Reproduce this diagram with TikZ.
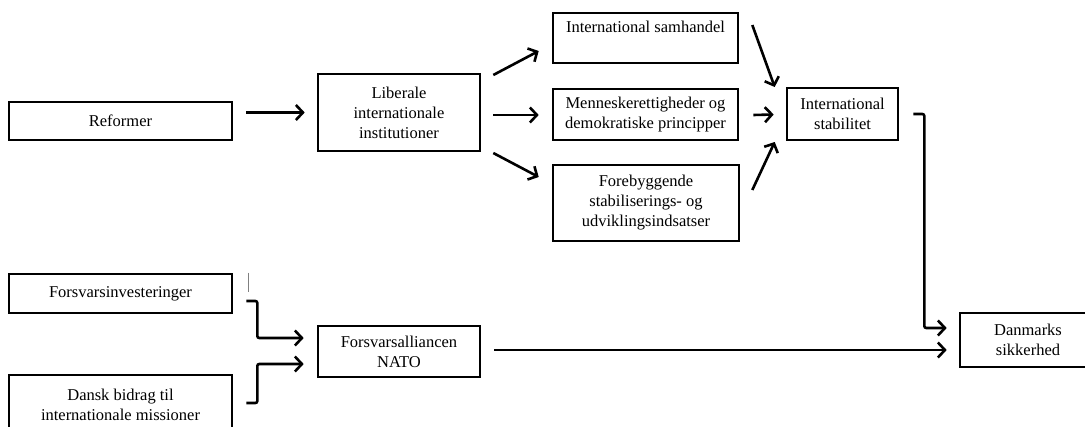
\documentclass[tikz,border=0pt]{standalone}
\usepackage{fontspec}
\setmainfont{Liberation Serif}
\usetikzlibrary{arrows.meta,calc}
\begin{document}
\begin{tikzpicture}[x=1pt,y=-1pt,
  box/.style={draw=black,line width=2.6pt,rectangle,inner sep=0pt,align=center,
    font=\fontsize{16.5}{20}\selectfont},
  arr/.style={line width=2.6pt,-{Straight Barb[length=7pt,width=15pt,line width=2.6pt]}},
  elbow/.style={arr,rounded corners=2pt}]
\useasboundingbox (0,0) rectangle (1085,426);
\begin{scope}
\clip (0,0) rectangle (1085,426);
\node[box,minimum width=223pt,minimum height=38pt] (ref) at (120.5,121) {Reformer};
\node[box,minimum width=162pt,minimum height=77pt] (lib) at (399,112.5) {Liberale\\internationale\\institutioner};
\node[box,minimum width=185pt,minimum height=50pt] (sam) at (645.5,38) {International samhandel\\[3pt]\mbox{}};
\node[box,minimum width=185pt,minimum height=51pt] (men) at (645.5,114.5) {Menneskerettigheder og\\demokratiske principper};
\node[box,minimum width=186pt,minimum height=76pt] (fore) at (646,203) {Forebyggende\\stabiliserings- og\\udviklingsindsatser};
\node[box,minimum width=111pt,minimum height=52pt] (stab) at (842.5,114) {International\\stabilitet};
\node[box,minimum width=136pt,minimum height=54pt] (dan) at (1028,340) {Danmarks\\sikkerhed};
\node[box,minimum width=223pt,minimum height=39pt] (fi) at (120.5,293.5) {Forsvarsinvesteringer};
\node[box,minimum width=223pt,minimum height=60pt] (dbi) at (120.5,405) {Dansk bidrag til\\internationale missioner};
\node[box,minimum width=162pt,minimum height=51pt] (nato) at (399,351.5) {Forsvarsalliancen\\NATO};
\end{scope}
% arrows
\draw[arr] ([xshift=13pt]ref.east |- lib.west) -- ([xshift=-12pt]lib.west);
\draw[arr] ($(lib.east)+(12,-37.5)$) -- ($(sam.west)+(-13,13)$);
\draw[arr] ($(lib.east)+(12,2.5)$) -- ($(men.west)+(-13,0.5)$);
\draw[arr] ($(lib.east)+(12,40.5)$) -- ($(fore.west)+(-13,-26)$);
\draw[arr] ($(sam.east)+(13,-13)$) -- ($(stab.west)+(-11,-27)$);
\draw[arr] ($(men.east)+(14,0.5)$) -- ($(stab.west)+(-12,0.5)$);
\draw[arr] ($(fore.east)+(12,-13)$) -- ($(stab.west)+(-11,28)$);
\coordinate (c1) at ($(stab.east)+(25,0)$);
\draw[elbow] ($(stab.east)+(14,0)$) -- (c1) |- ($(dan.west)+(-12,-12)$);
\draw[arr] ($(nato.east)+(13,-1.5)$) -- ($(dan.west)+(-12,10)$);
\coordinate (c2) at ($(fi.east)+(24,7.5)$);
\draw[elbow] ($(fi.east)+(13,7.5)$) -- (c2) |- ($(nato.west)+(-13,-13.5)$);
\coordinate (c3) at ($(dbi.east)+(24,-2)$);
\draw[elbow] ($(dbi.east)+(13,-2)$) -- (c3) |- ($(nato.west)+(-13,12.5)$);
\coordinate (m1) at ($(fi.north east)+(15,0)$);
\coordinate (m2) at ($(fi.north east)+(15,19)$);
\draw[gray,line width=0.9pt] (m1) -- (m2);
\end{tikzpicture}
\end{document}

= = = =

→ Exercise objective
Are you able to set down all the lines above exactly, without any pictures?

→ Solution to the exercise
Reproduce this diagram with TikZ.
\documentclass[tikz,border=0pt]{standalone}
\usepackage{fontspec}
\setmainfont{Liberation Serif}
\usetikzlibrary{arrows.meta,calc}
\begin{document}
\begin{tikzpicture}[x=1pt,y=-1pt,
  box/.style={draw=black,line width=2.6pt,rectangle,inner sep=0pt,align=center,
    font=\fontsize{16.5}{20}\selectfont},
  arr/.style={line width=2.6pt,-{Straight Barb[length=7pt,width=15pt,line width=2.6pt]}},
  elbow/.style={arr,rounded corners=2pt}]
\useasboundingbox (0,0) rectangle (1085,426);
\begin{scope}
\clip (0,0) rectangle (1085,426);
\node[box,minimum width=223pt,minimum height=38pt] (ref) at (120.5,121) {Reformer};
\node[box,minimum width=162pt,minimum height=77pt] (lib) at (399,112.5) {Liberale\\internationale\\institutioner};
\node[box,minimum width=185pt,minimum height=50pt] (sam) at (645.5,38) {International samhandel\\[3pt]\mbox{}};
\node[box,minimum width=185pt,minimum height=51pt] (men) at (645.5,114.5) {Menneskerettigheder og\\demokratiske principper};
\node[box,minimum width=186pt,minimum height=76pt] (fore) at (646,203) {Forebyggende\\stabiliserings- og\\udviklingsindsatser};
\node[box,minimum width=111pt,minimum height=52pt] (stab) at (842.5,114) {International\\stabilitet};
\node[box,minimum width=136pt,minimum height=54pt] (dan) at (1028,340) {Danmarks\\sikkerhed};
\node[box,minimum width=223pt,minimum height=39pt] (fi) at (120.5,293.5) {Forsvarsinvesteringer};
\node[box,minimum width=223pt,minimum height=60pt] (dbi) at (120.5,405) {Dansk bidrag til\\internationale missioner};
\node[box,minimum width=162pt,minimum height=51pt] (nato) at (399,351.5) {Forsvarsalliancen\\NATO};
\end{scope}
% arrows
\draw[arr] ([xshift=13pt]ref.east |- lib.west) -- ([xshift=-12pt]lib.west);
\draw[arr] ($(lib.east)+(12,-37.5)$) -- ($(sam.west)+(-13,13)$);
\draw[arr] ($(lib.east)+(12,2.5)$) -- ($(men.west)+(-13,0.5)$);
\draw[arr] ($(lib.east)+(12,40.5)$) -- ($(fore.west)+(-13,-26)$);
\draw[arr] ($(sam.east)+(13,-13)$) -- ($(stab.west)+(-11,-27)$);
\draw[arr] ($(men.east)+(14,0.5)$) -- ($(stab.west)+(-12,0.5)$);
\draw[arr] ($(fore.east)+(12,-13)$) -- ($(stab.west)+(-11,28)$);
\coordinate (c1) at ($(stab.east)+(25,0)$);
\draw[elbow] ($(stab.east)+(14,0)$) -- (c1) |- ($(dan.west)+(-12,-12)$);
\draw[arr] ($(nato.east)+(13,-1.5)$) -- ($(dan.west)+(-12,10)$);
\coordinate (c2) at ($(fi.east)+(24,7.5)$);
\draw[elbow] ($(fi.east)+(13,7.5)$) -- (c2) |- ($(nato.west)+(-13,-13.5)$);
\coordinate (c3) at ($(dbi.east)+(24,-2)$);
\draw[elbow] ($(dbi.east)+(13,-2)$) -- (c3) |- ($(nato.west)+(-13,12.5)$);
\coordinate (m1) at ($(fi.north east)+(15,0)$);
\coordinate (m2) at ($(fi.north east)+(15,19)$);
\draw[gray,line width=0.9pt] (m1) -- (m2);
\end{tikzpicture}
\end{document}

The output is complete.